On average, it takes no more than N5Million to install a borehole. This estimate covers the geo study to determine where and how deep to drill, the cost of drilling, building and reinforcing the platform(s) for the tanks, purchasing the tanks, water purification and buying and installing the pumps. N4Billion will get us 800 boreholes at that price, one for each of the 774 local governments with change to spare. This means, all 120+ institutions of higher learning in Nigeria could have boreholes before the year is over, but instead those in government want us to agree that it is okay to build a golden edifice to worship the god-of-no-shame.

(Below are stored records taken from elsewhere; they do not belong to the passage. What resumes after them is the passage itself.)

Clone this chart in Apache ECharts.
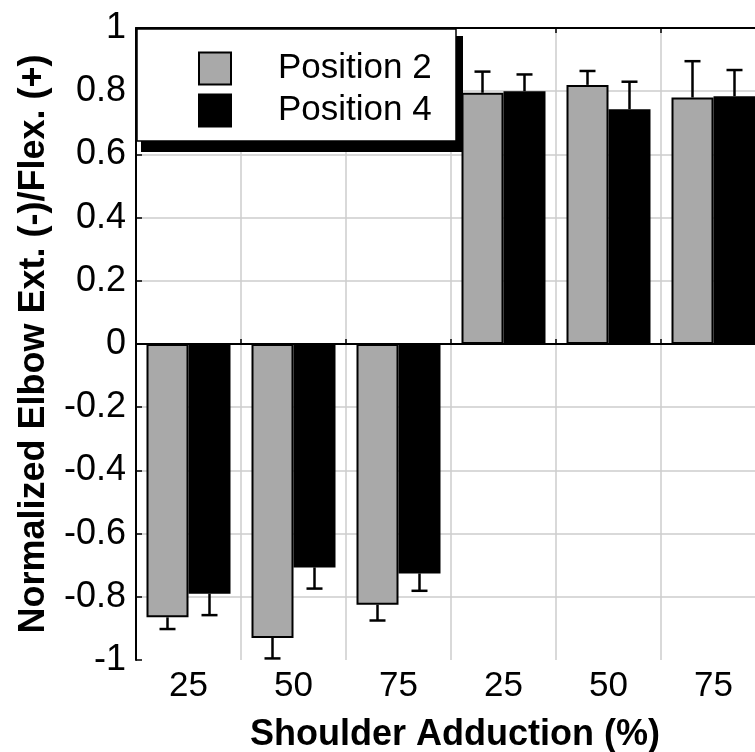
<!DOCTYPE html>
<html>
<head>
<meta charset="utf-8">
<script src="https://cdn.jsdelivr.net/npm/echarts@6/dist/echarts.min.js"></script>
<style>
html,body{margin:0;padding:0;background:#fff;}
#chart{width:755px;height:752px;}
</style>
</head>
<body>
<div id="chart"></div>
<script>
const categories = ['25', '50', '75', '25', '50', '75'];
const yTicks = { min: -1, max: 1, interval: 0.2 };
const position2 = [-0.865, -0.93, -0.825, 0.795, 0.82, 0.78];
const position2Sd = [0.037, 0.065, 0.05, 0.067, 0.044, 0.115];
const position4 = [-0.79, -0.707, -0.726, 0.80, 0.743, 0.784];
const position4Sd = [0.068, 0.067, 0.055, 0.053, 0.087, 0.083];
const seriesNames = ['Position 2', 'Position 4'];

const FONT = 'Liberation Sans, Arial, Helvetica, sans-serif';

function errData(vals, sds) {
  return vals.map((v, i) => [i, v, sds[i]]);
}
function makeErr(sign) {
  return function (params, api) {
    const i = api.value(0), v = api.value(1), sd = api.value(2);
    const band = api.size([1, 0])[0];
    const off = sign * band * 0.2;
    const base = api.coord([i, v]);
    const end = api.coord([i, v < 0 ? v - sd : v + sd]);
    const x = base[0] + off;
    const half = 8;
    const st = { stroke: '#000', lineWidth: 2.5 };
    return {
      type: 'group',
      children: [
        { type: 'line', shape: { x1: x, y1: base[1], x2: x, y2: end[1] }, style: st },
        { type: 'line', shape: { x1: x - half, y1: end[1], x2: x + half, y2: end[1] }, style: st }
      ]
    };
  };
}

const chart = echarts.init(document.getElementById('chart'), null, { renderer: 'canvas' });
chart.setOption({
  animation: false,
  backgroundColor: '#fff',
  grid: { left: 136, top: 28, bottom: 92, right: -11, containLabel: false, outerBoundsMode: 'none' },
  legend: {
    data: seriesNames,
    orient: 'vertical',
    left: 198, top: 51,
    padding: 0,
    itemWidth: 32, itemHeight: 32, itemGap: 7,
    icon: 'rect',
    z: 20,
    textStyle: { fontSize: 35, fontFamily: FONT, color: '#000', padding: [0, 0, 0, 42] }
  },
  graphic: [
    { type: 'rect', z: 10, shape: { x: 141, y: 36, width: 322, height: 116 }, style: { fill: '#000' } },
    { type: 'rect', z: 11, shape: { x: 137, y: 29, width: 319, height: 112 }, style: { fill: '#fff', stroke: '#000', lineWidth: 1.5 } }
  ],
  xAxis: [
    {
      type: 'category', data: categories, position: 'bottom',
      name: 'Shoulder Adduction (%)', nameLocation: 'middle', nameGap: 57,
      nameTextStyle: { fontSize: 36, fontWeight: 'bold', fontFamily: FONT, color: '#000', padding: [0, 0, 0, 8] },
      axisLine: { show: true, lineStyle: { color: '#000', width: 2 } },
      axisTick: { show: true, inside: true, length: 5, lineStyle: { color: '#000', width: 1.5 } },
      axisLabel: { interval: 0, fontSize: 35, fontFamily: FONT, color: '#000', margin: 9 },
      splitLine: { show: true, showMinLine: false, showMaxLine: false, lineStyle: { color: '#cccccc', width: 1.5 } }
    },
    {
      type: 'category', data: categories, position: 'top',
      axisLine: { show: true, lineStyle: { color: '#000', width: 2 } },
      axisTick: { show: true, inside: true, length: 5, lineStyle: { color: '#000', width: 1.5 } },
      axisLabel: { show: false },
      splitLine: { show: false }
    }
  ],
  yAxis: {
    type: 'value', min: yTicks.min, max: yTicks.max, interval: yTicks.interval,
    name: 'Normalized Elbow Ext. (-)/Flex. (+)', nameLocation: 'middle', nameGap: 84,
    nameTextStyle: { fontSize: 36, fontWeight: 'bold', fontFamily: FONT, color: '#000' },
    axisLine: { show: true, lineStyle: { color: '#000', width: 2 } },
    axisTick: { show: true, inside: true, length: 6, lineStyle: { color: '#000', width: 1.5 } },
    axisLabel: { fontSize: 36, fontFamily: FONT, color: '#000', margin: 10 },
    splitLine: { show: true, showMinLine: false, showMaxLine: false, lineStyle: { color: '#cccccc', width: 1.5 } }
  },
  series: [
    {
      name: seriesNames[0], type: 'bar', data: position2, barWidth: '40%', barGap: '0%', z: 2,
      itemStyle: { color: '#a9a9a9', borderColor: '#000', borderWidth: 2 },
      markLine: {
        silent: true, symbol: 'none', label: { show: false },
        lineStyle: { color: '#000', width: 2, type: 'solid' },
        data: [{ yAxis: 0 }]
      }
    },
    {
      name: seriesNames[1], type: 'bar', data: position4, barWidth: '40%', barGap: '0%', z: 2,
      itemStyle: { color: '#000', borderColor: '#000', borderWidth: 2 }
    },
    {
      type: 'custom', name: 'err2', data: errData(position2, position2Sd),
      renderItem: makeErr(-1), z: 3, silent: true,
      encode: { x: 0, y: 1 }
    },
    {
      type: 'custom', name: 'err4', data: errData(position4, position4Sd),
      renderItem: makeErr(1), z: 3, silent: true,
      encode: { x: 0, y: 1 }
    }
  ]
});
</script>
</body>
</html>
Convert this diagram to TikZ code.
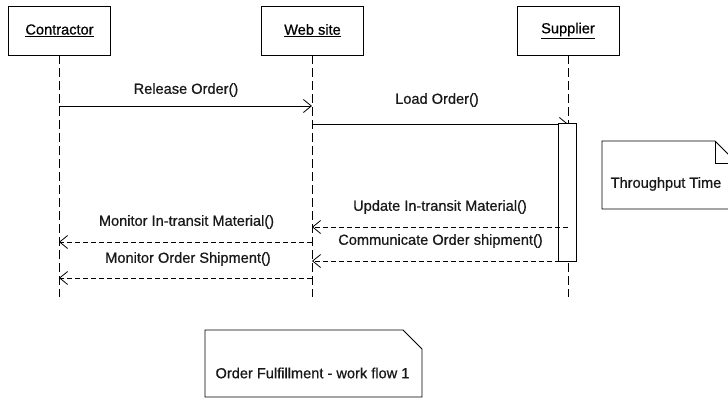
\documentclass[tikz,border=0pt]{standalone}
\usepackage{fontspec}
\setmainfont{Liberation Sans}[FakeBold=0.7]
\usetikzlibrary{arrows.meta}
\begin{document}
\begin{tikzpicture}[x=1pt,y=-1pt,
  txt/.style={font=\fontsize{14.6}{17}\selectfont, inner sep=0pt, text=black!90},
  actor/.style={draw, line width=0.8pt, minimum width=102pt, minimum height=49pt, inner sep=0pt, font=\fontsize{14.6}{17}\selectfont},
  lifeline/.style={line width=0.9pt, dash pattern=on 9pt off 4pt},
  msg/.style={line width=0.75pt, -{Straight Barb[length=8pt,width=13pt,line width=0.8pt]}},
  ret/.style={msg, dash pattern=on 5pt off 3pt},
  notebox/.style={draw, line width=0.75pt},
  actbox/.style={draw, fill=white, line width=0.8pt, minimum width=18pt, minimum height=138pt, inner sep=0pt}
]
\useasboundingbox (0,0) rectangle (728,400);

% actors
\node[actor] (con) at (59.5,30.5) {\underline{Contractor}};
\node[actor] (web) at (312.5,30.5) {\underline{Web site}};
\node[actor] (sup) at (568,30.5) {\underline{Supplier}};

% lifeline ends
\coordinate (conEnd) at (59,297);
\coordinate (webEnd) at (312,297);
\coordinate (supEnd) at (568,297);
\draw[lifeline] (con.south -| conEnd) -- (conEnd);
\draw[lifeline] (web.south -| webEnd) -- (webEnd);
\draw[lifeline] (sup.south -| supEnd) -- (supEnd);

% message end points
\coordinate (m1a) at (59,106);  \coordinate (m1b) at (312,106);
\coordinate (m2a) at (312,124); \coordinate (m2b) at (568,124);
\coordinate (m3a) at (568,227); \coordinate (m3b) at (312,227);
\coordinate (m4a) at (568,261); \coordinate (m4b) at (312,261);
\coordinate (m5a) at (312,242); \coordinate (m5b) at (59,242);
\coordinate (m6a) at (312,278); \coordinate (m6b) at (59,278);

% Release Order
\draw[msg] (m1a) -- (m1b);
\node[txt] (l1) at (186,90) {Release Order()};

% Load Order
\draw[msg] (m2a) -- (m2b);
\node[txt] (l2) at (437,100) {Load Order()};

% activation
\node[actbox] (act) at (567.5,192) {};

% returns
\draw[ret] (m3a) -- (m3b);
\node[txt] (l3) at (440,207) {Update In-transit Material()};
\draw[ret] (m4a) -- (m4b);
\node[txt] (l4) at (440.5,241) {Communicate Order shipment()};
\draw[ret] (m5a) -- (m5b);
\node[txt] (l5) at (186.5,222) {Monitor In-transit Material()};
\draw[ret] (m6a) -- (m6b);
\node[txt] (l6) at (188,259) {Monitor Order Shipment()};

% notes
\draw[notebox] (602,141) -- (715,141) -- (736,162) -- (736,209) -- (602,209) -- cycle;
\draw[notebox] (715,141) -- (715,163) -- (736,163);
\node[txt] (n1) at (666,184) {Throughput Time};

\draw[notebox] (205,330) -- (403,330) -- (422,349) -- (422,397) -- (205,397) -- cycle;
\node[txt] (n2) at (312.5,373) {Order Fulfillment - work flow 1};
\end{tikzpicture}
\end{document}
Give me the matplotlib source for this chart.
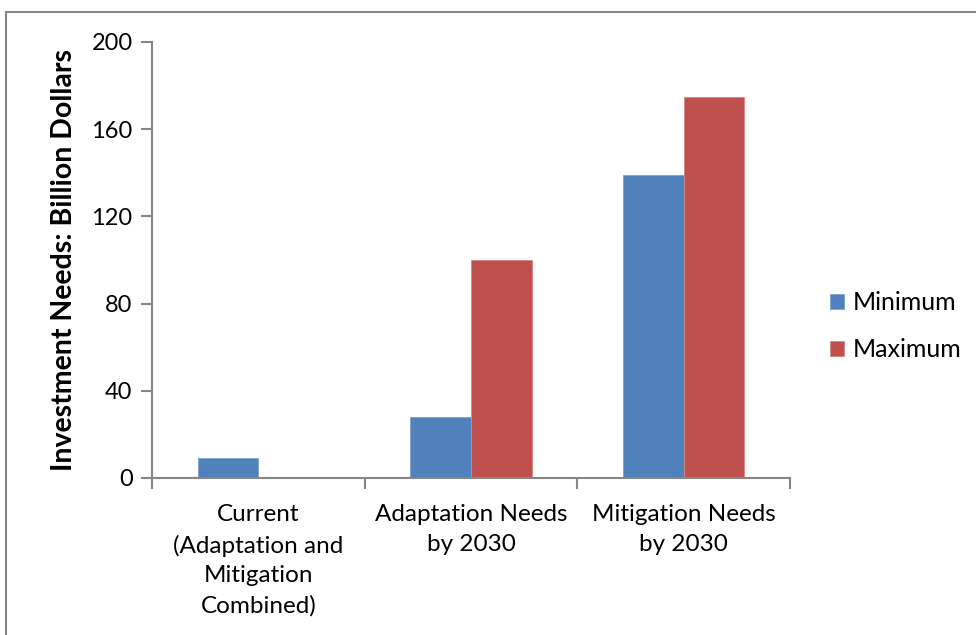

Do we have an endless supply of pseudo plausible or wildly imaginative excuses for those in government who continue to waste resources with the exuberant abandon of desert travelers at a stream? It is not logical for any Nigerian dealing with health, education, security, inflation, unemployment, erratic power, no water, filthy streets, make shift dumps at every corner, bad

roads, weak aviation sector, even weaker alternative means of transport, police and army brutality, bad drainage systems and flooding to take to the streets in support of or even sit on their beds and think that spending $25Million on an edifice will make any meaningful difference to their lives. And if there are, these people are worthy of dedicated attention, especially from civil society organizations that punctuate every second idea with ‘grassroots or citizen

mobilization/sensitization/awareness building’.  Because this seems to be the crux of the matter after 50 years of waste – that the majority of the citizens do not see a convergence of their interests in a way that is superior to the interests of the minority who mismanage them. A people are only as great as their country is…no amount of individual whitewash and education can ever change that for those who have just one nationality and today, in Nigeria, in the shadows of

senseless deaths and the cavalier attitude of those in power, we need to converge our interests for a better country and be emphatic about rejecting not just the N4Billion Mission but demanding more responsible budgeting, fiscal accountability and transparency.